だからこそ、シンでは旧劇場版のラストをシンジが補完できたし、物語を収束することもできました。TV版やマンガ版と違って中学生ではない、大人になったシンジが描かれています。匂いも大人の香りですし、大人のキスなのかな?
最後の演出は世界はセカンドインパクト以前に戻ったというか、シンジが我々の世界を再構築したとも捉えることができる。
旧劇場版とは違う形で視聴者に現実を突きつけたように思う。

Qの感想がひっくり返りそう

シンでは、シンジが戦う理由が丁寧に描かれているのもいいです。第三村の「夏」の描写が肯定的でいい。サクナヒメとか、農村に異世界転生とかを想像してしまいました。個人的には、ラストとの演出は DEATH STRANDING が想起されました。また、全然関係ありませんが、STAR WARS episode 9 も許しました。

ヱヴァQの感想をネタバレ全開で書く - 最終防衛ライン3

Qの感想でガフの扉が高次な存在と我々の世界をつなげるのではと予想していたら、マイナス宇宙とか登場して個人的にニヤっとしました。しかし、エヴァンゲリオンイマジナリーとか相変わらず中二病をくすぐる言葉選びのセンスが神がかっています。
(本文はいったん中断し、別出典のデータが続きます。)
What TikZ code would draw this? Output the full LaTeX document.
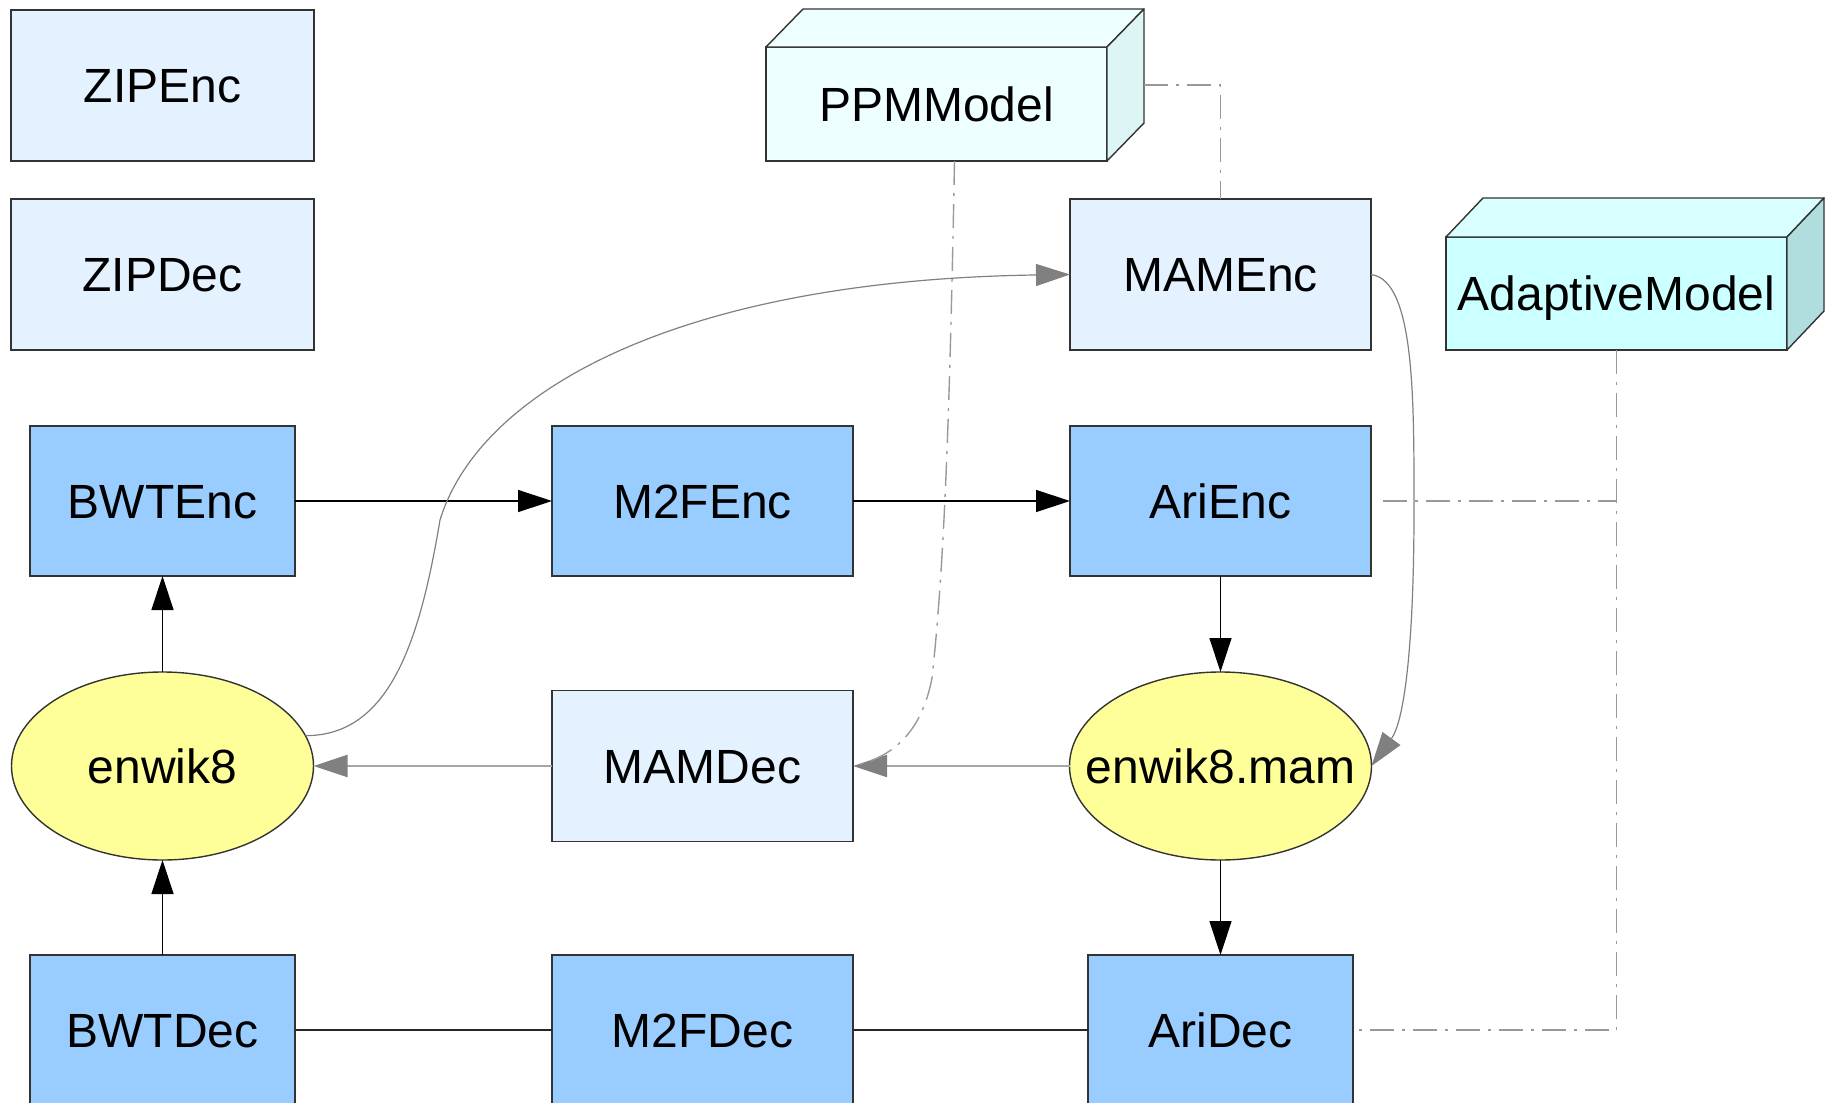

シンクロ率インフィニティとか、散々二次創作で見ましたがオリジナルがやってくるとは。むしろ、二次創作を取り込みつつそれを超えてくる用語や設定にしびれました。
また、Q 公開当時にヴンダーの乗組員がシンジに冷たいという感想が散見される中、私としてはミサトさんも含めみんな優しいだろと思っていたので、シンの答えあわせでドヤ顔に。
それにしも、Q の短さを考えると、本来はシンと当時公開くらいでよかったよなと。結果的に9年、しかもコロナの影響で延長に次ぐ延長で散々待たされました。最終的に、きちんと収束したからよかったものの。
作劇的には、新劇場版では3DCGが使われていましたが、シンでは多用されていました。3DCG というか blender 入したからなせるシーンが随所にありました。こう考えると、やはり現在だからこそなしえた物語だったのかもなと。